Chris Horn, the council's director of the Elephant & Castle regeneration programme, told the planning committee that [along with Multiplex's Strata tower at the top of Walworth Road] the scheme represents one of the two tall towers which will characterise the regenerated Elephant & Castle.

Horn also spoke about the "fluidity of public movement" that will be created in the area between the First Base development and Strata when the subways at the southern roundabout are finally removed and ground-level pedestrian crossings introduced in Newington Butts and Walworth Road.

The scheme was backed by architecture watchdog CABE when its design review panel considered the proposals and visited the site.

The site is very close to the borough boundary and Lambeth Council has criticised the "gigantic" scheme which it says will dominate a major swathe of North Lambeth including the historic townscape of Kennington.

The Royal Parks Agency also objected to the scheme which it says will have a detrimental effect on the view from the top of Primrose Hill and from the Serpentine Bridge in Hyde Park.

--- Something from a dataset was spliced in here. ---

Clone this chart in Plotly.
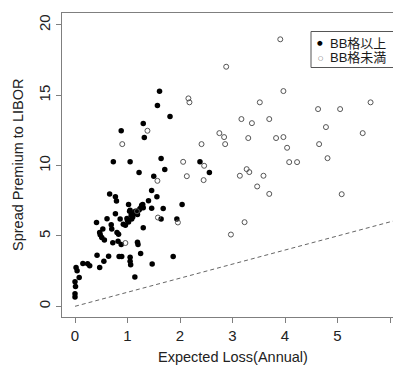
import plotly.graph_objects as go

# BB格以上 (filled)
hi_x = [0.00, 0.00, 0.01, 0.00, 0.02, 0.04, 0.08, 0.15, 0.24, 0.28,
        0.42, 0.47, 0.55, 0.64, 0.84, 0.89, 1.05, 1.05, 1.06, 1.14, 1.25, 1.47, 1.87,
        0.41, 0.47, 0.48, 0.51, 0.56, 0.53, 0.69, 0.70, 0.72, 0.80, 0.83, 0.82, 0.88, 1.19, 1.20,
        0.61, 0.77, 0.86, 0.92, 0.96, 0.99, 1.02, 1.04, 1.07, 1.12, 1.17, 1.19, 1.02, 1.05, 1.30,
        1.08, 1.10, 1.15, 1.22, 1.00,
        1.24, 1.27, 1.30, 1.29, 1.40, 1.46, 1.46, 1.56, 1.64, 1.68, 1.94, 2.04,
        0.66, 0.77, 0.79,
        0.73, 1.05, 1.22, 0.88, 1.50, 1.64, 1.71, 1.30, 1.32, 1.57, 1.61, 1.81, 2.38, 2.56]
hi_y = [0.66, 0.90, 1.40, 1.75, 2.75, 2.52, 2.05, 3.04, 3.02, 2.88,
        3.63, 2.75, 3.20, 3.56, 3.54, 3.54, 3.48, 3.20, 2.95, 2.09, 3.75, 3.00, 3.54,
        5.95, 5.25, 5.08, 4.89, 4.72, 5.50, 5.80, 5.50, 4.52, 5.25, 5.12, 4.63, 4.40, 4.55, 4.40,
        6.22, 6.58, 6.20, 5.84, 5.77, 6.24, 6.00, 6.76, 6.48, 6.60, 6.67, 6.52, 7.24, 6.83, 5.58,
        6.20, 6.35, 6.75, 6.85, 6.10,
        6.95, 7.19, 7.00, 7.24, 7.50, 6.97, 8.24, 7.78, 6.21, 6.95, 6.21, 7.24,
        7.99, 7.78, 7.49,
        10.27, 10.27, 9.51, 12.48, 9.25, 10.51, 9.73, 13.00, 12.00, 14.28, 15.28, 13.50, 10.27, 9.51]

# BB格未満 (open)
lo_x = [0.90, 0.96, 1.18, 1.38, 1.57, 1.58, 1.96, 2.06, 2.13, 2.16, 2.18, 2.41, 2.45, 2.46,
        2.75, 2.84, 2.86, 2.88, 2.97, 3.14, 3.17, 3.23, 3.27, 3.30, 3.32, 3.37, 3.47, 3.52,
        3.59, 3.70, 3.70, 3.83, 3.91, 3.97, 3.97, 4.04, 4.08, 4.23, 4.63, 4.65, 4.78, 4.81,
        5.05, 5.08, 5.48, 5.63]
lo_y = [11.53, 4.50, 6.76, 12.48, 8.92, 6.31, 5.96, 10.27, 9.25, 14.78, 14.50, 11.53, 8.97, 9.99,
        12.31, 12.03, 11.53, 17.03, 5.10, 9.28, 13.31, 5.98, 9.75, 11.96, 9.54, 13.02, 8.52, 14.50,
        9.28, 13.31, 7.99, 11.96, 18.98, 15.30, 12.03, 11.27, 10.25, 10.25, 14.02, 11.53, 12.74, 10.53,
        14.02, 7.97, 12.31, 14.50]

# reference line y = x
ref_x = [0, 6.5]
ref_y = [0, 6.5]

x_ticks = [0, 1, 2, 3, 4, 5, 6]
y_ticks = [0, 5, 10, 15, 20]
legend_labels = ["BB格以上", "BB格未満"]
legend_symbols = ["●", "○"]

FONT = "Liberation Sans, Arial, Noto Sans CJK JP, sans-serif"
AXC = "#7f7f7f"
TXT = "#222222"

fig = go.Figure()
fig.add_trace(go.Scatter(x=ref_x, y=ref_y, mode="lines", showlegend=False,
                         line=dict(color="#666666", width=1, dash="4px,3px"), hoverinfo="skip"))
fig.add_trace(go.Scatter(x=hi_x, y=hi_y, mode="markers", name=legend_labels[0], showlegend=False,
                         marker=dict(symbol="circle", size=5.5, color="#000000")))
fig.add_trace(go.Scatter(x=lo_x, y=lo_y, mode="markers", name=legend_labels[1], showlegend=False,
                         marker=dict(symbol="circle-open", size=5, color="#555555",
                                     line=dict(width=1))))

L, T, B = 62, 13, 48
W, H = 393, 365
pw = W - L
ph = H - T - B


def px_x(p):
    return (p - L) / pw


def px_y(p):
    return 1 - (p - T) / ph


annotations = [
    dict(text="Expected Loss(Annual)", xref="paper", yref="paper",
         x=px_x(233), y=px_y(357), xanchor="center", yanchor="middle",
         showarrow=False, font=dict(size=14.5, color=TXT)),
    dict(text="Spread Premium to LIBOR", xref="paper", yref="paper",
         x=px_x(18), y=0.5, xanchor="center", yanchor="middle", textangle=-90,
         showarrow=False, font=dict(size=14.5, color=TXT)),
]
row_y = [43.5, 57]
sym_sizes = [6.5, 6]
sym_colors = ["#000000", "#555555"]
for lab, sym, ry, ss, sc in zip(legend_labels, legend_symbols, row_y, sym_sizes, sym_colors):
    annotations.append(dict(text=sym, xref="paper", yref="paper", x=px_x(320), y=px_y(ry),
                            xanchor="center", yanchor="middle", showarrow=False,
                            font=dict(size=ss, color=sc, family="DejaVu Sans")))
    annotations.append(dict(text=lab, xref="paper", yref="paper", x=px_x(328), y=px_y(ry),
                            xanchor="left", yanchor="middle", showarrow=False,
                            font=dict(size=13, color="#1a1a1a", family=FONT)))

fig.update_layout(
    width=W, height=H,
    margin=dict(l=L, r=0, t=T, b=B, autoexpand=False),
    paper_bgcolor="white", plot_bgcolor="white",
    font=dict(family=FONT, color=TXT),
    showlegend=False,
    xaxis=dict(range=[-0.2476, (W - 75) / 52.5], tickvals=x_ticks, ticktext=[str(v) for v in x_ticks],
               showgrid=False, zeroline=False, showline=True, linecolor=AXC, linewidth=1, mirror=True,
               ticks="outside", ticklen=5, tickcolor=AXC, tickfont=dict(size=15, color=TXT)),
    yaxis=dict(range=[-0.76, 20.85], tickvals=y_ticks, ticktext=[str(v) for v in y_ticks],
               showgrid=False, zeroline=False, showline=True, linecolor=AXC, linewidth=1, mirror=False,
               ticks="outside", ticklen=5, tickcolor=AXC, tickangle=-90,
               tickfont=dict(size=15, color=TXT)),
    shapes=[dict(type="rect", xref="paper", yref="paper",
                 x0=px_x(311), x1=px_x(440), y0=px_y(67.5), y1=px_y(31.5),
                 line=dict(color="#555555", width=1), fillcolor="white", layer="above")],
    annotations=annotations,
)
fig.write_html("out.html")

The meeting heard from objector Rosemary de Hussey who was concerned about the tower's impact on daylight and sunlight levels in properties to the north of the proposed tower. He criticisms were rejected by the developer. Richard Powell of First Base told the committee that a "single slender tower" – rather than two shorter towers suggested in the Elephant development framework – had been chosen with the aim of minimising the shadowing effect.

Once final consent is granted – the Mayor of London could theoretically direct refusal – the developers say that they will start demolition of the disused hotel immediately, a process that will take until the end of this year. A two-and-a-half year construction period is expected, with completion due in spring/summer 2010.

"This is the beginning of a fantastic time for the area, as more and more innovative developments start to come through," says Cllr Richard Thomas, Southwark's executive member for regeneration.

"In the coming years, Elephant and Castle will become a deserved jewel in central London's crown, but even at this early stage, local people are already seeing for themselves how their neighbourhood is improving. And securing a new home for the Southwark Playhouse is very important, because regeneration is as much about community resources as it is about buildings."